Emanuela Onofri, Marco Mercuri, MariaLucia Salesi, Max Rapp Ricciardi, Trevor Archer and Serafino Ricci
Introduction: Agraphia or dysgraphia, observed often in early AD, encompasses a progressive disorganization
and degeneration of the various components of handwriting.
Methods: Deficits in writing ability, dysgraphia, and the relationship with other measures of cognitive decline were
studied in a group of 30 patients, originating from the Lazio region, Rome, Italy, presenting a moderate to relatively
severe stage of Alzheimer’s disease (AD). Extent of dysgraphia and cognitive performance was compared with a
matched group of healthy controls selected from the same region.

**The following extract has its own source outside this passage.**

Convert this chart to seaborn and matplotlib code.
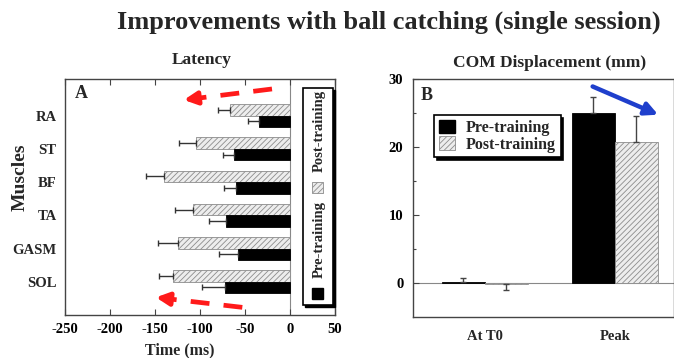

Results: Several markedly strong relationships between dysgraphia and several measures of cognitive
performance in AD patients were observed concomitant with consistent deficits by this patient sample in comparison
with the matched group of healthy control subjects were obtained. Additionally, several measures of loss of functional
integrity, MMSE, ADL and IADL, were found to be associated with both dysgraphia and impairments in cognitive
Conclusions: The present results are discussed from the notion of affected brain regions underlying functions
in cognition, language and motor domains that are disturbed in AD. Marked relationships between dysgraphia and
several measures of cognitive performance in AD patients were observed concomitant with consistent deficits by this
sample in comparison with a matched group of healthy control subjects.